Media –  the proverbial whipping boy

Other than market integration, the simultaneous increase in the prices of onion across India can also be attributed to a phenomenon known as ‘price parallelism’. Price parallelism is a mirroring effect where traders independently pursue their ‘unilateral non-cooperative best response’ in view of what other rivals are doing. Therefore, there is neither an explicit agreement nor a tacit understanding among the traders.

Media played a very big role in promoting this pan Indian ‘price parallelism’, which eventually was played to hilt by all retailers.

Even otherwise media’s bias towards crisis that hit the demand side is clear as prices of onion crashed to Rs 6 to 8 a kg in the wholesale at Pimpalgaon (No 2 onion market town in India) during second week of February 2011 (just few weeks after the crisis) that farmers blocked roads and staged sit-ins for 10 days following a drastic downturn in the prices. Strangely this never made national news. Read the media role whatever way you want.

Central & State Govt Agencies – Were they also responsible for the spike?

Failure in predicting and preventing the onion price spike is how I would like to sum up in nutshell about their role.
To elaborate: With thousands of extension staff and machinery at disposal of State Agriculture and horticulture departments, MOA (Ministry of Agriculture) GOI (Govt. of India), these agencies could have predicted the reduced area under cultivation, arrivals and exact periods of shortage and taken corrective measures like reducing exports and initiating imports.

Who benefited most from Onion Price Spike?
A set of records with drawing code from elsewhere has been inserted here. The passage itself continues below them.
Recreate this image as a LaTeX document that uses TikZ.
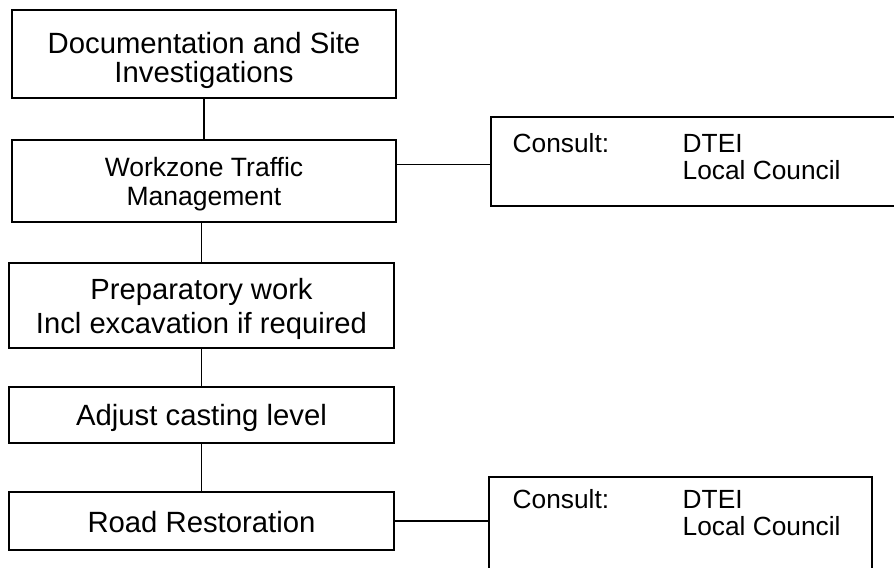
\documentclass[tikz,border=0pt]{standalone}
\usepackage{fontspec}
\setmainfont{Liberation Sans}
\usetikzlibrary{calc,positioning}
\newcommand{\topgap}[1]{\rule{0pt}{#1}}

\begin{document}
\begin{tikzpicture}[x=1bp, y=-1bp, line width=1.2bp]
   \clip (0,0) rectangle (894,568);
   \begin{scope}[every node/.style={draw, line width=1.8bp, inner sep=0pt, align=center, font=\fontsize{29.4}{28.5}\selectfont}]
    \node (doc) [minimum width=384bp, minimum height=88bp] at (204,54) {\topgap{34bp}Documentation and Site\\Investigations};
    \node (wz) [minimum width=384bp, minimum height=82bp, font=\fontsize{26.6}{28.5}\selectfont] at (204,181) {\topgap{25.5bp}Workzone Traffic\\Management};
    \node (prep) [minimum width=385bp, minimum height=85bp, font=\fontsize{29.3}{34}\selectfont] at (201.5,305.5) {\topgap{27.5bp}Preparatory work\\Incl excavation if required};
    \node (adj) [minimum width=385bp, minimum height=56bp] at (201.5,415) {\topgap{27.5bp}Adjust casting level};
    \node (road) [minimum width=385bp, minimum height=58bp] at (201.5,521) {\topgap{23.5bp}Road Restoration};
    \node (con1) [minimum width=430bp, minimum height=89bp] at (706,161.5) {};
    \node (con2) [minimum width=383bp, minimum height=120bp] at (680.5,537) {};
   \end{scope}
   \begin{scope}[every node/.style={anchor=base west, inner sep=0pt, font=\fontsize{26.4}{28}\selectfont}]
    \node (con1txt) at ($(con1.north west)+(22,36)$) {\begin{tabular}[t]{@{}p{170bp}@{}l@{}}Consult: & DTEI\\ & Local Council\end{tabular}};
    \node (con2txt) at ($(con2.north west)+(24,32)$) {\begin{tabular}[t]{@{}p{170bp}@{}l@{}}Consult: & DTEI\\ & Local Council\end{tabular}};
   \end{scope}
   \coordinate (wzout) at ($(wz.north east)!0.3!(wz.south east)$);
   \draw (doc) -- (wz);
   \draw (wz.south -| prep.north) -- (prep.north);
   \draw (prep) -- (adj);
   \draw (adj) -- (road);
   \draw (wzout) -- (wzout -| con1.west);
   \draw (road.east) -- (road.east -| con2.west);
\end{tikzpicture}
\end{document}
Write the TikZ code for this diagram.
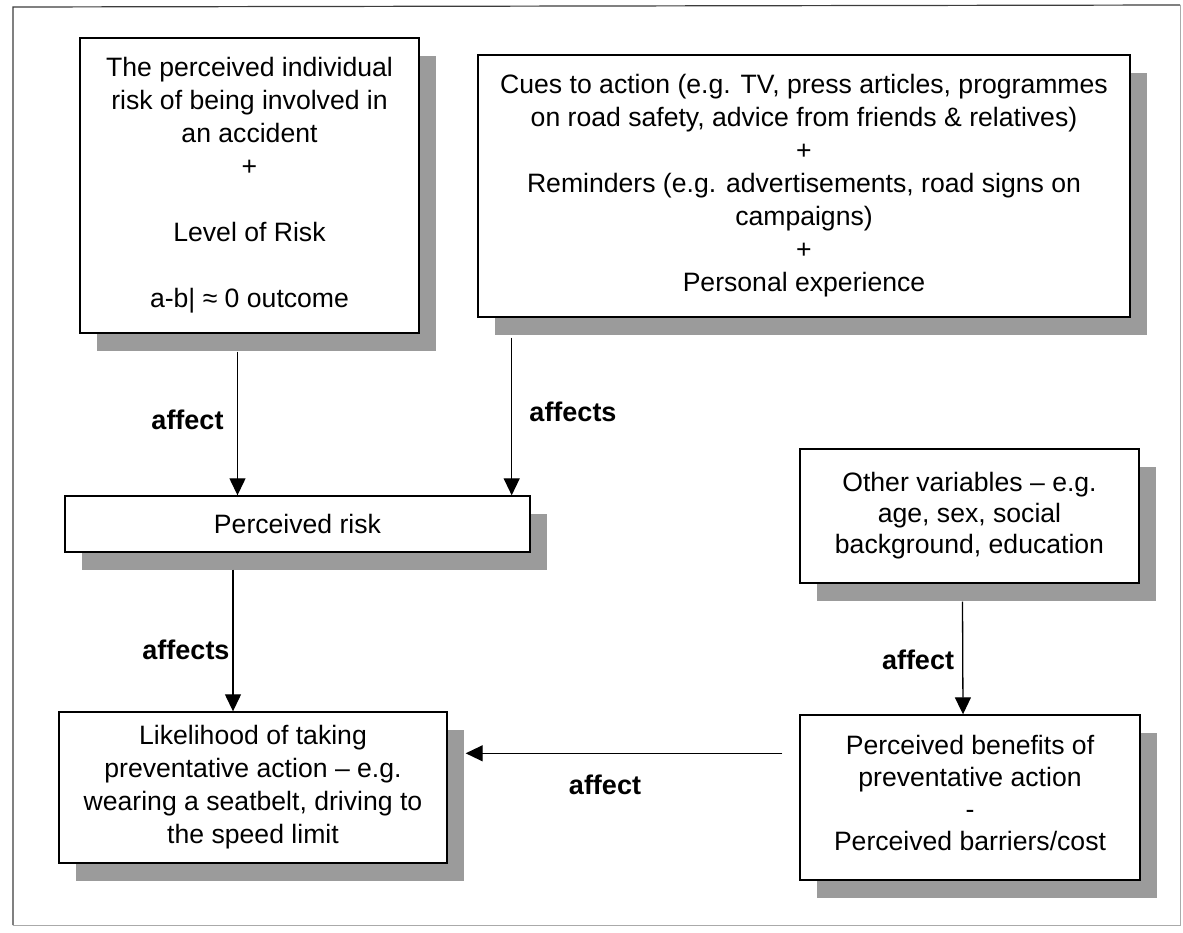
\documentclass[tikz,border=0pt]{standalone}
\usepackage{fontspec}
\setmainfont{Liberation Sans}
\usetikzlibrary{shadows,calc,arrows.meta}
\definecolor{shgray}{RGB}{155,155,155}
\definecolor{framedark}{RGB}{60,60,60}
\definecolor{framelight}{RGB}{170,170,170}
\tikzset{
  box/.style={draw=black, line width=1.4pt, fill=white, inner sep=0pt, align=center,
    font=\fontsize{26.6}{33}\selectfont,
    drop shadow={shadow xshift=17pt, shadow yshift=-18pt, fill=shgray, opacity=1}},
  arr/.style={line width=1.3pt, -{Triangle[length=17pt,width=16pt]}},
  lbl/.style={font=\bfseries\fontsize{27}{30}\selectfont, inner sep=0pt}
}
\begin{document}
\begin{tikzpicture}[x=1pt,y=-1pt]
\useasboundingbox (0,0) rectangle (1183,932);
% frame
\draw[framedark, line width=1.2pt] (13,925) -- (13,7) -- (1180,5);
\draw[framelight, line width=1pt] (1180,5) -- (1180,925) -- (13,925);
% boxes
\node[box, minimum width=339pt, minimum height=295pt] (b1) at (249.5,185.5)
  {The perceived individual\\risk of being involved in\\an accident\\+\\[33pt]Level of Risk\\[33pt]a-b| ≈ 0 outcome};
\node[box, minimum width=652pt, minimum height=262pt] (b2) at (804,186)
  {Cues to action (e.g. TV, press articles, programmes\\on road safety, advice from friends \& relatives)\\+\\Reminders (e.g. advertisements, road signs on\\campaigns)\\+\\Personal experience};
\node[box, minimum width=465pt, minimum height=56pt] (b3) at (297.5,524)
  {Perceived risk};
\node[box, minimum width=339pt, minimum height=134pt, font=\fontsize{26.6}{31}\selectfont] (b4) at (969.5,516)
  {Other variables – e.g.\\age, sex, social\\background, education\\[-24pt]\mbox{}};
\node[box, minimum width=388pt, minimum height=151pt] (b5) at (253,787.5)
  {Likelihood of taking\\preventative action – e.g.\\wearing a seatbelt, driving to\\the speed limit};
\node[box, minimum width=340pt, minimum height=165pt, font=\fontsize{26.6}{32}\selectfont] (b6) at (970,797.5)
  {Perceived benefits of\\preventative action\\-\\Perceived barriers/cost\\[-23pt]\mbox{}};
% connectors
\draw[arr] ($(b1.south)+(-12,18)$) -- ($(b1.south |- b3.north)+(-12,0)$);
\draw[arr] ($(b3.north east |- b2.south)+(-19,20)$) -- ($(b3.north east)+(-19,0)$);
\draw[arr] ($(b3.south -| b5.north)+(-20,17)$) -- ($(b5.north)+(-20,0)$);
\draw[arr] ($(b4.south)+(-7,18)$) -- ($(b6.north)+(-7,0)$);
\coordinate (hs) at ($(b6.north west)+(-17,39)$);
\draw[arr] (hs) -- ($(hs -| b5.east)+(18,0)$);
% labels
\node[lbl] (l1) at (187.5,420) {affect};
\node[lbl] (l2) at (573,412) {affects};
\node[lbl] (l3) at (186,650) {affects};
\node[lbl] (l4) at (918,660) {affect};
\node[lbl] (l5) at (605,785) {affect};
\end{tikzpicture}
\end{document}
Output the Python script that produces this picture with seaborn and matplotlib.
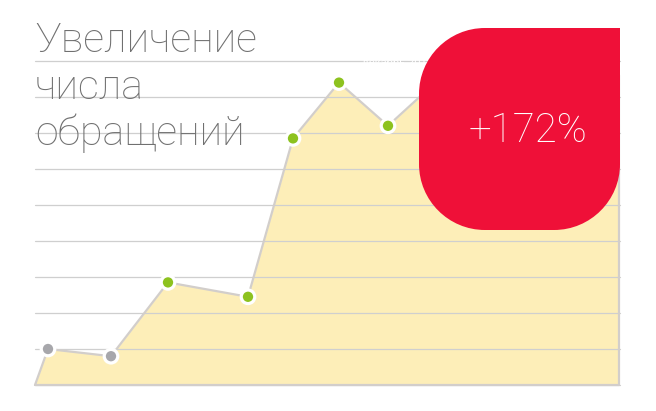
import os

os.environ.setdefault("MPLBACKEND", "Agg")

import matplotlib.pyplot as plt
import pandas as pd
import seaborn as sns
from matplotlib.patches import PathPatch
from matplotlib.path import Path

# horizontal position (arbitrary time units) and level (in grid steps)
day = [0, 13, 76, 133, 213, 258, 304, 353, 420, 470, 520, 584]
level = [0.0, 1.0, 0.8, 2.85, 2.45, 6.85, 8.4, 7.2, 8.9, 8.3, 8.7, 8.6]
is_marked = [False, True, True, True, True, True, True, True, True, True, True, False]
is_early = [False, True, True, False, False, False, False, False, False, False, False, False]
grid_levels = list(range(10))

title_lines = ["Увеличение", "числа", "обращений"]
badge_text = "+172%"
hidden_label = "декабрь 2018"

AREA = "#FDEEB8"
LINE = "#D2CECB"
GRID = "#CFCFCF"
GREEN = "#8DC21F"
GREY = "#A7A7AB"
RED = "#EF1038"
TITLE = "#707070"

sns.set_theme(style="white")
plt.rcParams["font.family"] = ["Roboto", "DejaVu Sans"]

data = pd.DataFrame({"day": day, "level": level, "marked": is_marked, "early": is_early})
data["group"] = data["early"].map({True: "early", False: "late"})

fig = plt.figure(figsize=(6.56, 4.11), dpi=100)
ax = fig.add_axes([0, 0, 1, 1])
ax.set_xlim(-35, 621)
ax.set_ylim((385 - 411) / 36, 385 / 36)
ax.axis("off")

ax.fill_between(data["day"], data["level"], 0, color=AREA, lw=0, zorder=1)
for g in grid_levels:
    ax.plot([0, 585], [g, g], color=GRID, lw=0.9, zorder=2)
outline = pd.concat([data[["day", "level"]],
                     pd.DataFrame({"day": [day[-1], day[0]], "level": [0.0, 0.0]})])
ax.plot(outline["day"], outline["level"], color=LINE, lw=1.6, zorder=3,
        solid_joinstyle="round")
sns.scatterplot(data=data[data["marked"]], x="day", y="level", hue="group",
                palette={"early": GREY, "late": GREEN}, s=95, linewidth=2.3,
                edgecolor="white", legend=False, zorder=4, ax=ax)
ax.set_xlabel("")
ax.set_ylabel("")

ov = fig.add_axes([0, 0, 1, 1])
ov.set_xlim(0, 656)
ov.set_ylim(411, 0)
ov.axis("off")
ov.patch.set_alpha(0)

for i, line in enumerate(title_lines):
    ov.text(35, 52 + i * 46.5, line, fontsize=29.6, fontweight="light",
            color=TITLE, va="baseline", ha="left", zorder=5)

ov.text(433, 66, hidden_label, fontsize=8, color="white", ha="right",
        va="baseline", zorder=5)

# badge with three rounded corners (top-right square)
x0, x1, y0, y1, r = 419, 620, 28, 230, 66
k = 0.5523 * r
verts = [
    (x0 + r, y0), (x1, y0), (x1, y1 - r),
    (x1, y1 - r + k), (x1 - r + k, y1), (x1 - r, y1),
    (x0 + r, y1),
    (x0 + r - k, y1), (x0, y1 - r + k), (x0, y1 - r),
    (x0, y0 + r),
    (x0, y0 + r - k), (x0 + r - k, y0), (x0 + r, y0),
    (x0 + r, y0),
]
codes = [Path.MOVETO, Path.LINETO, Path.LINETO,
         Path.CURVE4, Path.CURVE4, Path.CURVE4,
         Path.LINETO,
         Path.CURVE4, Path.CURVE4, Path.CURVE4,
         Path.LINETO,
         Path.CURVE4, Path.CURVE4, Path.CURVE4,
         Path.CLOSEPOLY]
ov.add_patch(PathPatch(Path(verts, codes), facecolor=RED, edgecolor="none", zorder=6))
ov.text(528, 131, badge_text, fontsize=29, fontweight="light", color="white",
        ha="center", va="center", zorder=7)

fig.savefig("out.png", dpi=100)
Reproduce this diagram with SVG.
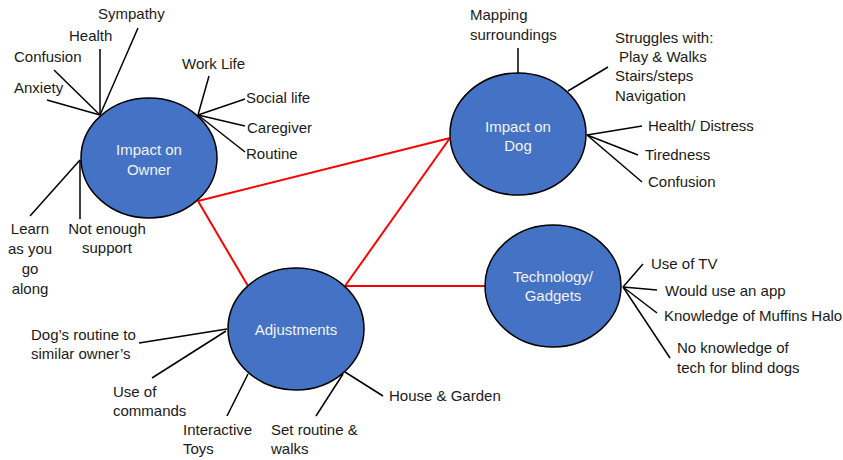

Good question!
All crises are good for business– Invest your onions.


· Those who had the balance physical stock from last Rabi in hand. Not much though.

· Those whose fields had not damaged due to rains or water logging because of heavy rains. Majority of the farmers had however suffered extensive damage to their crops.

· Those farmers whose had planted late and their harvest came about during the crisis time.

· Those farmers harvested immature bulbs to make best use of crisis.

Incidentally this last factor also aggravated the crisis as immature bulbs have very poor shelf life and can’t be transported far away.


· In my view they made the maximum money as their mark-up from wholesale prices were exceptionally higher and continued for prolonged period even when the wholesale prices had come down. Being price inelastic, there was no dip in demand.

· Just for example, Safal’s price (read price at quasi Govt shops) on 8th February 2011 in Delhi is Rs 23 a Kg when average price in Pimpalgaon on 8th Feb is just Rs 8.75 a Kg, an eye popping mark-up of 263%.

Wholesalers at assembly markets

· Those who had the balance physical stock from last Rabi in hand. Not much though.

· Those who might have re-traded the onion stock in assembly market itself without physical transactions and outside the APMC mechanism. No evidence though. You’ll need to think hard to visualize this phenomenon usually played in stock markets during old days.

Buying agencies to support Govt’s relief measures.

· Mandated by Central and State Govts to provide relief to customers by subsidizing onion prices, the agencies that purchased onion from assembly markets for organizations like NAFED and NCCF might also have made mullah from the crisis. It was alleged by many that that agencies responsible for buying this onion bought bad quality onion at higher prices. Circumstantial evidences also indicated that one of the agency responsible for purchase of subsidized onions had linkages with some Directors of NAFED.

How to prevent price spikes in future? Let’s do it some other time. As of now enjoy the crisis and let everyone invest their onions.